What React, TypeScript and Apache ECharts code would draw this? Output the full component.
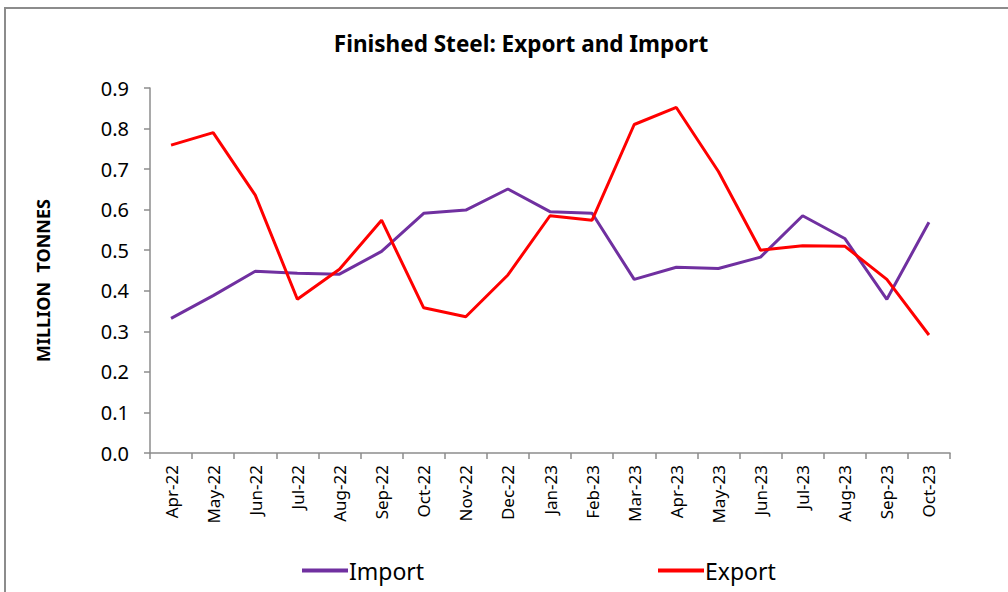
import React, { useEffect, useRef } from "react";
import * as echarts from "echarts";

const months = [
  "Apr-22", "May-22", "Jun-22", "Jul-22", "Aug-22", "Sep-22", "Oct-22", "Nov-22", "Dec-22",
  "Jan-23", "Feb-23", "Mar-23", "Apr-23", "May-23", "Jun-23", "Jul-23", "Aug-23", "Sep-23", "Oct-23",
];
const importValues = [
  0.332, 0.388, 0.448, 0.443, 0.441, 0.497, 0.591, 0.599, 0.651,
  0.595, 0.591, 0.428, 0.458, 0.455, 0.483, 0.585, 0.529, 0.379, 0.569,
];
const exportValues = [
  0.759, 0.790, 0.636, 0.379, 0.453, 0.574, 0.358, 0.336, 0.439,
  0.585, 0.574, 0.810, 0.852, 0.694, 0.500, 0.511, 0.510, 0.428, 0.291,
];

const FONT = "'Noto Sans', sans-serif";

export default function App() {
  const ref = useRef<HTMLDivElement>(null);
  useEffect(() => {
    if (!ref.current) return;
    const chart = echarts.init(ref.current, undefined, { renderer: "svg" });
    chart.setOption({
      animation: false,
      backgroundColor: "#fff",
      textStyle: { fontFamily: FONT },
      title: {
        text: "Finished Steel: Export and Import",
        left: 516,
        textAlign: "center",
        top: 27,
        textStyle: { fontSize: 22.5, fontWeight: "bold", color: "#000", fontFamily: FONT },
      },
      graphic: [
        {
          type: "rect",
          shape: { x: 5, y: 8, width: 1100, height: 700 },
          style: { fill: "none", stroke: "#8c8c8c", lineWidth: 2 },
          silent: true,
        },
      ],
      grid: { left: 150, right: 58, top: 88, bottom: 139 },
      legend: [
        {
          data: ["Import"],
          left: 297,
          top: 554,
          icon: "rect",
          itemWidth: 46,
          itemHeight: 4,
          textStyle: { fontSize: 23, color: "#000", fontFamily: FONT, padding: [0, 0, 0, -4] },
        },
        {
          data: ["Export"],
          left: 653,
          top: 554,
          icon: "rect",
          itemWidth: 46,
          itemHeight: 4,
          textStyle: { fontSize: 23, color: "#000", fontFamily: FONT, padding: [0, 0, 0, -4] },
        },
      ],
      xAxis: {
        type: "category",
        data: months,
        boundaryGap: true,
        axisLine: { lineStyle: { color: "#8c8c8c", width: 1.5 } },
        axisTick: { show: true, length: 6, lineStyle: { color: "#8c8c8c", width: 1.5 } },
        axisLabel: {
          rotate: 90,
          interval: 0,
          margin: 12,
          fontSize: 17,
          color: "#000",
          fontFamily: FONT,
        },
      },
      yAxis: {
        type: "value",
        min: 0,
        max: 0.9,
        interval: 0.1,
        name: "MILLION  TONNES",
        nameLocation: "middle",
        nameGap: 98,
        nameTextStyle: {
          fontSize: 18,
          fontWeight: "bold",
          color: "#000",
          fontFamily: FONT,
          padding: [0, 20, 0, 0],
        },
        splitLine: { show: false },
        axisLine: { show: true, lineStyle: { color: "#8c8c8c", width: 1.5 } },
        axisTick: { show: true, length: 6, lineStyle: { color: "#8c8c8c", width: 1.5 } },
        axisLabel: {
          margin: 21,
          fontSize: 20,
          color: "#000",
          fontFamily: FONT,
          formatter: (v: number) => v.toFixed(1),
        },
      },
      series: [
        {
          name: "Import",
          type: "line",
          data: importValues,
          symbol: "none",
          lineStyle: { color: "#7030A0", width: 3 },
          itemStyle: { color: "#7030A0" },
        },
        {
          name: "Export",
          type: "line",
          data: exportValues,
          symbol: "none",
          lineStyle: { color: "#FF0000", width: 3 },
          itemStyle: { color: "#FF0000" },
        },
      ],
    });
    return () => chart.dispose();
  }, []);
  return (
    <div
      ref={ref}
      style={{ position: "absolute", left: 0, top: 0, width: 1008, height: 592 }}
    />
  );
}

=-=-=

Repeat the lines exactly as they stand, from the opening line of the data through the line with "import * as". Pictures stay out of the copy.

What React, TypeScript and Apache ECharts code would draw this? Output the full component.
import React, { useEffect, useRef } from "react";
import * as echarts from "echarts";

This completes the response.